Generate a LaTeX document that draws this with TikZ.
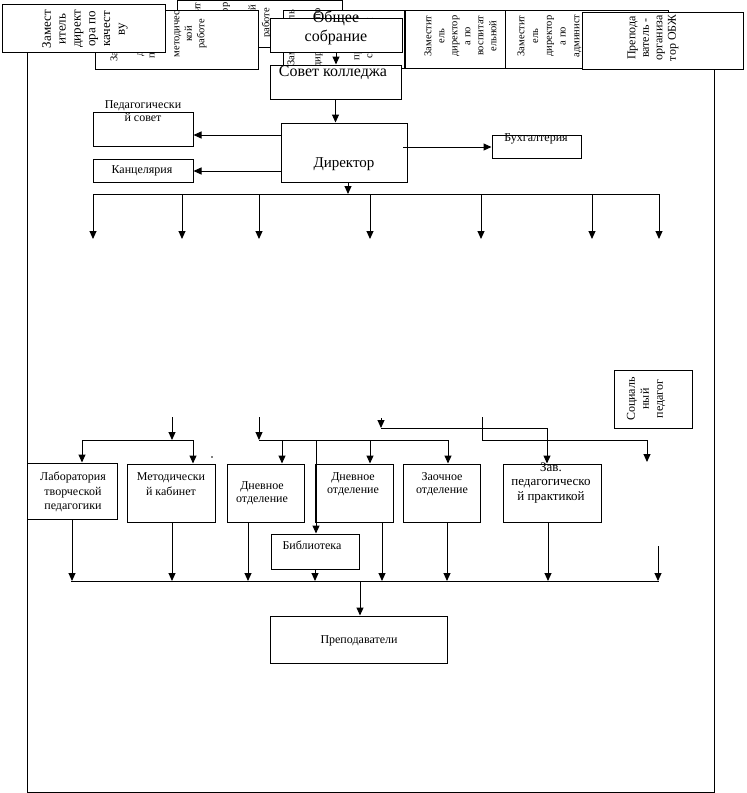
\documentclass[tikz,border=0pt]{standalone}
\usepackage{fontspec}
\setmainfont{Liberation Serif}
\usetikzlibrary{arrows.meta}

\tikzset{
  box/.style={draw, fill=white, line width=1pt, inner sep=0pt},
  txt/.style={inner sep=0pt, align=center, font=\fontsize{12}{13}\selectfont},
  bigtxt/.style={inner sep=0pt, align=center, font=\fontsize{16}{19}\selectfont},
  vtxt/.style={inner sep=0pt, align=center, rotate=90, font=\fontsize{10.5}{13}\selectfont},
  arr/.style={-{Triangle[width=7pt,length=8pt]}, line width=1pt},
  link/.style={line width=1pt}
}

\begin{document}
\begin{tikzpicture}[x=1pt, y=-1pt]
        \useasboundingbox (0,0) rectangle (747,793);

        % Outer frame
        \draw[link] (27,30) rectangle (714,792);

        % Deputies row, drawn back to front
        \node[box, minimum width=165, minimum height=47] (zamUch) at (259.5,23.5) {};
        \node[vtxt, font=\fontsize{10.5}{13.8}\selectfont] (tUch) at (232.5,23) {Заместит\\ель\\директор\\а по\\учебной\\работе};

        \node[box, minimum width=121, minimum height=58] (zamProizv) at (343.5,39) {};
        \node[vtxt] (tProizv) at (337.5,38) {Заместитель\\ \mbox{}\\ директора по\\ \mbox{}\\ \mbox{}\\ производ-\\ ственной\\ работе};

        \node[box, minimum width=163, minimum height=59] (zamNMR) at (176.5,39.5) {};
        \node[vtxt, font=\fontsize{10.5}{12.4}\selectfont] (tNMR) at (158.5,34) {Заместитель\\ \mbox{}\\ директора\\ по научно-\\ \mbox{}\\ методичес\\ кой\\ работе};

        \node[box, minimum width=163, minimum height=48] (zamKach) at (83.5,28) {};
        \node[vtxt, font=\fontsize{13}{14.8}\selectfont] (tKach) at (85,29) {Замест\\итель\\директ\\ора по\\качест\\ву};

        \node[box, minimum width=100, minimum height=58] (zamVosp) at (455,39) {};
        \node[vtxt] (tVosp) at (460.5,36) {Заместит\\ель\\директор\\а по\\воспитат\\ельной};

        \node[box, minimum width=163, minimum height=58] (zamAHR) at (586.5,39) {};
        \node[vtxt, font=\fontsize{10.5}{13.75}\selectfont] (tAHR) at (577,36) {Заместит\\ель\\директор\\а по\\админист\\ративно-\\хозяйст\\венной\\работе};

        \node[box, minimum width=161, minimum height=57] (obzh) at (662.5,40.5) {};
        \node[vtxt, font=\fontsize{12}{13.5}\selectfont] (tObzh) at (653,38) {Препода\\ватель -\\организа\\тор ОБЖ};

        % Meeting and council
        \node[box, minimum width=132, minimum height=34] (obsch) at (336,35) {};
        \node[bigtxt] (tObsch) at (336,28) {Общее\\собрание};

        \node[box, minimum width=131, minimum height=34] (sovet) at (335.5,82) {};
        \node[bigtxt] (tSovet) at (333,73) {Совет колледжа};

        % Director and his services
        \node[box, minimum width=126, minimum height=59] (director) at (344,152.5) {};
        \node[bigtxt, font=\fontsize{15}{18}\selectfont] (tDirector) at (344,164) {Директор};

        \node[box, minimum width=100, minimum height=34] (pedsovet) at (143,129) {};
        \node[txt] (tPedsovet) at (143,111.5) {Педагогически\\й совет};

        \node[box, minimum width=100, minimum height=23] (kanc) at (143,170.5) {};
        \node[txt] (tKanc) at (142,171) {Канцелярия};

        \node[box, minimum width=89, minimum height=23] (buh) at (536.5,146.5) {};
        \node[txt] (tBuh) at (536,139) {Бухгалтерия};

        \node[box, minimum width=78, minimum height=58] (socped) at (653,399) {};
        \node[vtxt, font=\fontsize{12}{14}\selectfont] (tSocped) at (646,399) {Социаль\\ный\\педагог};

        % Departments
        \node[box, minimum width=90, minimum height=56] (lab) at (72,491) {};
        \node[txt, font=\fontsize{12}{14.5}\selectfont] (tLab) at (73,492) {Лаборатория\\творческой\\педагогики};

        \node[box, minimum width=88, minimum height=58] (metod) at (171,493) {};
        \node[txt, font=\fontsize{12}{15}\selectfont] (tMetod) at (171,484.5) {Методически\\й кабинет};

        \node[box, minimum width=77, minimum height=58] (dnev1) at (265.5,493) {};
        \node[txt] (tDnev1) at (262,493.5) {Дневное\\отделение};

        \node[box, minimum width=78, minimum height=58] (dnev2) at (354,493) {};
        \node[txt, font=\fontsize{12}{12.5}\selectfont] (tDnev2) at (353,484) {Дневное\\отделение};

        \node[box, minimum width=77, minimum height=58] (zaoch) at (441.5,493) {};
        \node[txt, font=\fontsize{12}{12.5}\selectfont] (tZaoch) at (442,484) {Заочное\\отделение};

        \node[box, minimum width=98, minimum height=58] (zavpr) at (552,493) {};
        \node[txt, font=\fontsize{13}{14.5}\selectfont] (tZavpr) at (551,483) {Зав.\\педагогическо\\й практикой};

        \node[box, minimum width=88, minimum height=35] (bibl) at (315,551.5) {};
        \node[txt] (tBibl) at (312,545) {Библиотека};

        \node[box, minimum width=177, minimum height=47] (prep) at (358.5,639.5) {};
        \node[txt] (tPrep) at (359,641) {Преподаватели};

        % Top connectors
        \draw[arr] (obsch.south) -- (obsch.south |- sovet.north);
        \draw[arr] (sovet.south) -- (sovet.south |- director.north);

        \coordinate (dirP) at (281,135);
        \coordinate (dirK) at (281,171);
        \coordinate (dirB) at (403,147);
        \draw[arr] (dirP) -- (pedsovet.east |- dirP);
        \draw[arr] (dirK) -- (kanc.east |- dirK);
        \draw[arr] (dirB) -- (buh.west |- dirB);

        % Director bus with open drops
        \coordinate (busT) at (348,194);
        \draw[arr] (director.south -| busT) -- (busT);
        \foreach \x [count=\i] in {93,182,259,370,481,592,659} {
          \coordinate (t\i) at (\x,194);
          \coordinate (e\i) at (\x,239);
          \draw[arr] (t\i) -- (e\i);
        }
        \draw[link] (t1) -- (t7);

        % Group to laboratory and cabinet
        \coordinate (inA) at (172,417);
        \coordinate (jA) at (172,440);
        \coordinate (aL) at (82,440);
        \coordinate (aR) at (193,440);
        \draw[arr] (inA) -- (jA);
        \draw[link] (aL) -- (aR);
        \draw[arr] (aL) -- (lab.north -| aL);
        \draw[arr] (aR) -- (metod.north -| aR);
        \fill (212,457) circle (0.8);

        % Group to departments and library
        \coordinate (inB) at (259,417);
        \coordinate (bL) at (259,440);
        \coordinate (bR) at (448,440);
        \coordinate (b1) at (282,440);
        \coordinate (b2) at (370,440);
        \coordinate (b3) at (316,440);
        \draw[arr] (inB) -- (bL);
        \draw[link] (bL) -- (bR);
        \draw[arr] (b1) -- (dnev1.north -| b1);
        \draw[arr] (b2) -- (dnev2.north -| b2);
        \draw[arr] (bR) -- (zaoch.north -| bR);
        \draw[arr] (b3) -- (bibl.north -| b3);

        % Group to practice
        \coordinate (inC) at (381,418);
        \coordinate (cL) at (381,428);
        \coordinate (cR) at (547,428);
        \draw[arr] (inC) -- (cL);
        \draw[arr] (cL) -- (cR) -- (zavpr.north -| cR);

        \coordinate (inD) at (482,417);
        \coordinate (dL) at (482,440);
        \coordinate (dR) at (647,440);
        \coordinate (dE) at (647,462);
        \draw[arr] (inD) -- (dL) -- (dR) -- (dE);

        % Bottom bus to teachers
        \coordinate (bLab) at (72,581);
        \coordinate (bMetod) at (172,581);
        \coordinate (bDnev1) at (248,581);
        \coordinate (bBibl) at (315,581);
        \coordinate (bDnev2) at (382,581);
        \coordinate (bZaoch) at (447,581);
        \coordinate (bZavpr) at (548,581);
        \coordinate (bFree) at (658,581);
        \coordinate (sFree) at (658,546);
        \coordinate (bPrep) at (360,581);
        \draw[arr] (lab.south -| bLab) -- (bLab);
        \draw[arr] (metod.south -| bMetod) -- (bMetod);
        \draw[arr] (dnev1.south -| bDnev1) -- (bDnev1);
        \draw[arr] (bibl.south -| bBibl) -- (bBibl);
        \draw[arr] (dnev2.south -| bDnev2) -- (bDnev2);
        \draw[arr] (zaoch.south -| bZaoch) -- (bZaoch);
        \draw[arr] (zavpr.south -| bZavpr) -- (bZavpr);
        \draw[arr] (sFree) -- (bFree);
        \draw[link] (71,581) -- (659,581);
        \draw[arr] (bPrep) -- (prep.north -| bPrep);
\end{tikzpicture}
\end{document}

+-------+

* [What is being asked]:
Begin at the first line of the material and copy each line exactly through the one containing "(tKach) at (85,29)". Omit pictures.

* [Correct output]:
Generate a LaTeX document that draws this with TikZ.
\documentclass[tikz,border=0pt]{standalone}
\usepackage{fontspec}
\setmainfont{Liberation Serif}
\usetikzlibrary{arrows.meta}

\tikzset{
  box/.style={draw, fill=white, line width=1pt, inner sep=0pt},
  txt/.style={inner sep=0pt, align=center, font=\fontsize{12}{13}\selectfont},
  bigtxt/.style={inner sep=0pt, align=center, font=\fontsize{16}{19}\selectfont},
  vtxt/.style={inner sep=0pt, align=center, rotate=90, font=\fontsize{10.5}{13}\selectfont},
  arr/.style={-{Triangle[width=7pt,length=8pt]}, line width=1pt},
  link/.style={line width=1pt}
}

\begin{document}
\begin{tikzpicture}[x=1pt, y=-1pt]
        \useasboundingbox (0,0) rectangle (747,793);

        % Outer frame
        \draw[link] (27,30) rectangle (714,792);

        % Deputies row, drawn back to front
        \node[box, minimum width=165, minimum height=47] (zamUch) at (259.5,23.5) {};
        \node[vtxt, font=\fontsize{10.5}{13.8}\selectfont] (tUch) at (232.5,23) {Заместит\\ель\\директор\\а по\\учебной\\работе};

        \node[box, minimum width=121, minimum height=58] (zamProizv) at (343.5,39) {};
        \node[vtxt] (tProizv) at (337.5,38) {Заместитель\\ \mbox{}\\ директора по\\ \mbox{}\\ \mbox{}\\ производ-\\ ственной\\ работе};

        \node[box, minimum width=163, minimum height=59] (zamNMR) at (176.5,39.5) {};
        \node[vtxt, font=\fontsize{10.5}{12.4}\selectfont] (tNMR) at (158.5,34) {Заместитель\\ \mbox{}\\ директора\\ по научно-\\ \mbox{}\\ методичес\\ кой\\ работе};

        \node[box, minimum width=163, minimum height=48] (zamKach) at (83.5,28) {};
        \node[vtxt, font=\fontsize{13}{14.8}\selectfont] (tKach) at (85,29) {Замест\\итель\\директ\\ора по\\качест\\ву};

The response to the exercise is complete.